In his first sit-down interview since being fired as FBI director, James Comey didn’t hold back his contempt for President Trump.
Prostitutes, impeachment and Russia’s Vladimir Putin— nothing was off limits in the one-hour ABC special that comes just days before the release of “Higher Loyalty,” Mr. Comey’s tell-all about his time in the Trump administration.
Mr. Comey called Mr. Trump “morally unfit to be president,” a “stain” on everyone who comes into contact with him and a man who treats women “like they’re pieces of meat.”
“A person who sees moral equivalence in Charlottesville, who talks about and treats women like they’re pieces of meat, who lies constantly about matters big and small and insists the American people believe it — that person’s not fit to be president of the United States, on moral grounds,” Mr. Comey told George Stephanopoulos, a former key figure in Bill Clinton’s campaign and presidency, on a “20/20” special.
Mr.
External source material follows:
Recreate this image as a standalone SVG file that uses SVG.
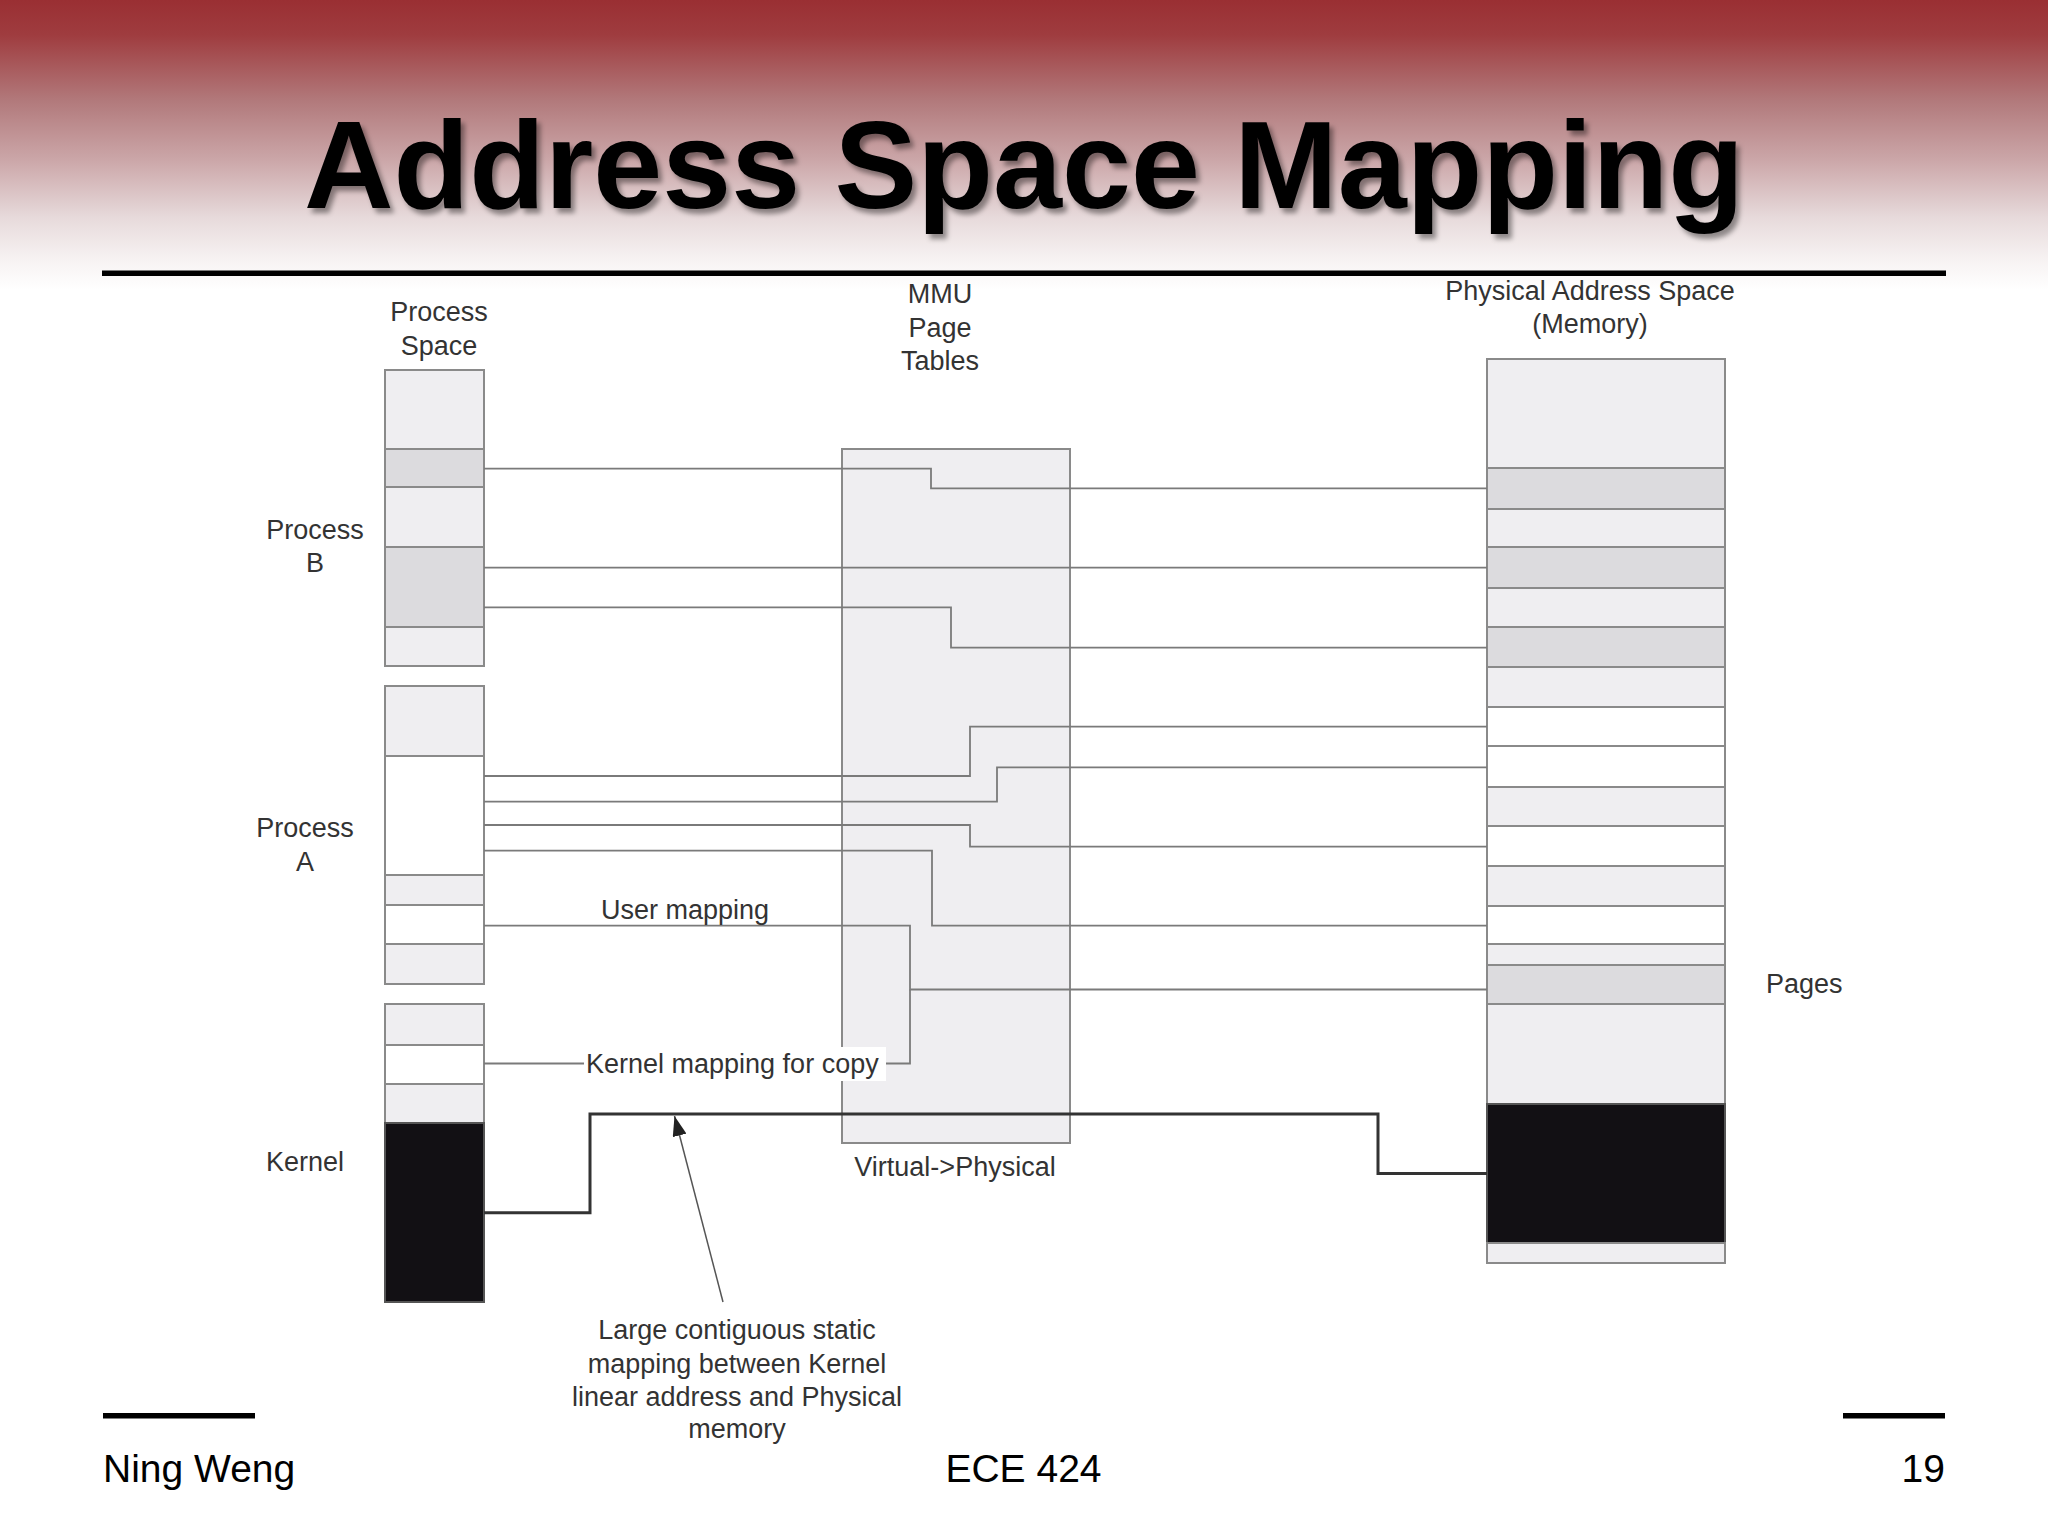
<svg xmlns="http://www.w3.org/2000/svg" width="2048" height="1536" viewBox="0 0 2048 1536">
<defs>
  <linearGradient id="bg" x1="0" y1="0" x2="0" y2="1">
    <stop offset="0" stop-color="#9a2f33"/>
    <stop offset="0.12" stop-color="#9f3c3f"/>
    <stop offset="0.35" stop-color="#b27a7c"/>
    <stop offset="0.55" stop-color="#cba6a8"/>
    <stop offset="0.75" stop-color="#e7dadb"/>
    <stop offset="0.9" stop-color="#f7f3f3"/>
    <stop offset="1" stop-color="#ffffff"/>
  </linearGradient>
  <filter id="shadow" x="-5%" y="-20%" width="110%" height="150%">
    <feDropShadow dx="4" dy="5" stdDeviation="2.5" flood-color="#000" flood-opacity="0.4"/>
  </filter>
  <marker id="arrow" viewBox="0 0 20 14" refX="20" refY="7" markerWidth="20" markerHeight="14" orient="auto" markerUnits="userSpaceOnUse">
    <path d="M0,0 L20,7 L0,14 z" fill="#222"/>
  </marker>
</defs>
<style>
  .lbl{font-family:"Liberation Sans",Arial,sans-serif;font-size:27px;fill:#333;}
  .c{text-anchor:middle;}
  .lt{fill:#efeef1;stroke:#8a8a8a;stroke-width:2;}
  .md{fill:#dcdbde;stroke:#8a8a8a;stroke-width:2;}
  .wh{fill:#ffffff;stroke:#8a8a8a;stroke-width:2;}
  .bk{fill:#121014;stroke:#555;stroke-width:2;}
  .conn{fill:none;stroke:#7a7a7a;stroke-width:1.8;}
  .kconn{fill:none;stroke:#333;stroke-width:3;}
  .foot{font-family:"Liberation Sans",Arial,sans-serif;font-size:39px;fill:#000;}
</style>

<rect width="2048" height="1536" fill="#ffffff"/>
<rect width="2048" height="290" fill="url(#bg)"/>

<g id="title">
  <text x="1024" y="208" text-anchor="middle" font-family="'Liberation Sans',Arial,sans-serif" font-weight="bold" font-size="124" fill="#000" filter="url(#shadow)">Address Space Mapping</text>
  <rect x="102" y="270.5" width="1844" height="5.5" fill="#000"/>
</g>

<g id="column-labels">
  <text class="lbl c" x="439" y="321">Process</text>
  <text class="lbl c" x="439" y="355">Space</text>
  <text class="lbl c" x="940" y="303">MMU</text>
  <text class="lbl c" x="940" y="337">Page</text>
  <text class="lbl c" x="940" y="370">Tables</text>
  <text class="lbl c" x="1590" y="300">Physical Address Space</text>
  <text class="lbl c" x="1590" y="333">(Memory)</text>
</g>

<g id="process-b">
  <rect class="lt" x="385" y="370" width="99" height="79"/>
  <rect class="md" x="385" y="449" width="99" height="38"/>
  <rect class="lt" x="385" y="487" width="99" height="60"/>
  <rect class="md" x="385" y="547" width="99" height="80"/>
  <rect class="lt" x="385" y="627" width="99" height="39"/>
  <text class="lbl c" x="315" y="539">Process</text>
  <text class="lbl c" x="315" y="572">B</text>
</g>

<g id="process-a">
  <rect class="lt" x="385" y="686" width="99" height="70"/>
  <rect class="wh" x="385" y="756" width="99" height="119"/>
  <rect class="lt" x="385" y="875" width="99" height="30"/>
  <rect class="wh" x="385" y="905" width="99" height="39"/>
  <rect class="lt" x="385" y="944" width="99" height="40"/>
  <text class="lbl c" x="305" y="837">Process</text>
  <text class="lbl c" x="305" y="871">A</text>
</g>

<g id="kernel">
  <rect class="lt" x="385" y="1004" width="99" height="41"/>
  <rect class="wh" x="385" y="1045" width="99" height="39"/>
  <rect class="lt" x="385" y="1084" width="99" height="39"/>
  <rect class="bk" x="385" y="1123" width="99" height="179"/>
  <text class="lbl c" x="305" y="1171">Kernel</text>
</g>

<g id="mmu">
  <rect class="lt" x="842" y="449" width="228" height="694"/>
  <text class="lbl c" x="955" y="1176">Virtual-&gt;Physical</text>
</g>

<g id="memory">
  <rect class="lt" x="1487" y="359" width="238" height="109"/>
  <rect class="md" x="1487" y="468" width="238" height="41"/>
  <rect class="lt" x="1487" y="509" width="238" height="38"/>
  <rect class="md" x="1487" y="547" width="238" height="41"/>
  <rect class="lt" x="1487" y="588" width="238" height="39"/>
  <rect class="md" x="1487" y="627" width="238" height="40"/>
  <rect class="lt" x="1487" y="667" width="238" height="40"/>
  <rect class="wh" x="1487" y="707" width="238" height="39"/>
  <rect class="wh" x="1487" y="746" width="238" height="41"/>
  <rect class="lt" x="1487" y="787" width="238" height="39"/>
  <rect class="wh" x="1487" y="826" width="238" height="40"/>
  <rect class="lt" x="1487" y="866" width="238" height="40"/>
  <rect class="wh" x="1487" y="906" width="238" height="38"/>
  <rect class="lt" x="1487" y="944" width="238" height="21"/>
  <rect class="md" x="1487" y="965" width="238" height="39"/>
  <rect class="lt" x="1487" y="1004" width="238" height="100"/>
  <rect class="bk" x="1487" y="1104" width="238" height="139"/>
  <rect class="lt" x="1487" y="1243" width="238" height="20"/>
  <text class="lbl" x="1766" y="993">Pages</text>
</g>

<g id="connectors">
  <path class="conn" d="M484,468.7 H931 V488.3 H1487"/>
  <path class="conn" d="M484,567.7 H1487"/>
  <path class="conn" d="M484,607.3 H951 V647.7 H1487"/>
  <path class="conn" d="M484,776 H970 V726.7 H1487"/>
  <path class="conn" d="M484,801.7 H997 V767.3 H1487"/>
  <path class="conn" d="M484,825 H970 V846.7 H1487"/>
  <path class="conn" d="M484,850.7 H932 V925.7 H1487"/>
  <path class="conn" d="M484,925.7 H910 V989.5 H1487"/>
  <path class="conn" d="M910,989.5 V1063.5 H884"/>
  <path class="conn" d="M484,1063.5 H586"/>
  <path class="kconn" d="M484,1212.7 H590 V1114 H1378 V1173.4 H1487"/>
  <path fill="none" stroke="#555" stroke-width="1.5" d="M723,1302 L674.5,1116" marker-end="url(#arrow)"/>
</g>

<g id="annotations">
  <text class="lbl" x="601" y="919">User mapping</text>
  <rect x="584" y="1047" width="302" height="34" fill="#ffffff"/>
  <text class="lbl" x="586" y="1073">Kernel mapping for copy</text>
  <text class="lbl c" x="737" y="1339">Large contiguous static</text>
  <text class="lbl c" x="737" y="1373">mapping between Kernel</text>
  <text class="lbl c" x="737" y="1406">linear address and Physical</text>
  <text class="lbl c" x="737" y="1438">memory</text>
</g>

<g id="footer">
  <rect x="103" y="1413" width="152" height="5.5" fill="#000"/>
  <rect x="1843" y="1413" width="102" height="5.5" fill="#000"/>
  <text class="foot" x="103" y="1482">Ning Weng</text>
  <text class="foot" x="1023.5" y="1482" text-anchor="middle">ECE 424</text>
  <text class="foot" x="1945" y="1482" text-anchor="end">19</text>
</g>
</svg>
Comey recounted a tumultuous two years in American politics, from the investigation into Hillary Clinton’s private email server to Mr. Trump’s stunning White House victory and the probe into Russian meddling in the presidential race.
He said the salacious claims in the unverified Steele dossier, which was financed by the Clinton campaign, came from a “credible source” and could be true.
“I honestly never thought these words would come out of my mouth,” he said. “I don’t know whether the current president of the United States was with prostitutes peeing on each other in Moscow in 2013. It’s possible, but I don’t know.”
He also said it’s “possible” but “unlikely” that the Russians have compromising information on the president.
“It is stunning and I wish I wasn’t saying it, but it’s just – it’s the truth. I cannot say that” the U.S. president hasn’t been compromised, Mr. Comey said. “It always struck me and still strikes me as unlikely, and I would’ve been able to say with high confidence about any other president I dealt with, but I can’t. It’s possible.”
Hours before Sunday’s interview, Mr. Trump sent off a series of tweets accusing Mr. Comey of lying to Congress, leaking classified information and mishandling the Clinton investigation.
“Slippery James Comey, a man who always ends up badly and out of whack (he is not smart!), will go down as the WORST FBI Director in history, by far!” the president tweeted.
Although Mr. Trump does not think highly of his former FBI director’s intelligence, Mr. Comey said he didn’t get the impression that the president is feeble-minded.
“I don’t buy this stuff about him being mentally incompetent or early stages of dementia,” Mr. Comey said, referring to claims by some Democrats and conspiracy theorists.
“He strikes me as a person of above-average intelligence who’s tracking conversations and knows what’s going on. I don’t think he’s medically unfit to be president. I think he’s morally unfit to be president,” he said, citing among other things that Mr. Trump had the presence of mind to ask the vice president and attorney general to leave the room before engaging in dubious queries about letting slide the investigation of former national security adviser Michael Flynn.
Mr. Comey did not reveal any evidence to suggest that the Trump campaign colluded with Russia to swing the election. But he said Mr. Trump may have obstructed justice when he tried to get Mr. Flynn off the hook for lying to the FBI.
“I mean, it’s certainly some evidence of obstruction of justice,” Mr. Comey said. “It would depend – and I’m just a witness in this case, not the investigator or prosecutor – it would depend upon other things that reflected on his intent.”
Reflecting on what the Trump presidency means for the nation’s future, Mr. Comey said he’s witnessed an erosion of the values that Americans have long lived by.
“I worry that the norms at the center of this country— we can fight as Americans about guns or taxes or immigration, and we always have. But what we have in common is a set of norms,” Mr. Comey said. “Most importantly, the truth. ’We hold these truths to be self-evident,’ right? Truth is the fourth word of that sentence. That’s what we are. And if we lose that, if we lose tethering of our leaders to that truth, what are we?”
But he doesn’t believe the affliction is fatal. In fact, he said it could be remedied as early as 2020 — but not if Mr. Trump is impeached.
Having Congress remove Mr. Trump from office would “let the American people off the hook and have something happen indirectly that I believe they’re duty bound to do directly,” Mr. Comey said. “People in this country need to stand up and go to the voting booth and vote their values.”
Ending on a poetic note, Mr. Comey likened Mr. Trump to a “forest fire” that will do “tremendous damage to our norms and our values, especially the truth,” but will provide an opportunity for “things to grow that never could’ve grown” on their own.
“And so I see already things growing and flourishing that didn’t before this fire,” he said.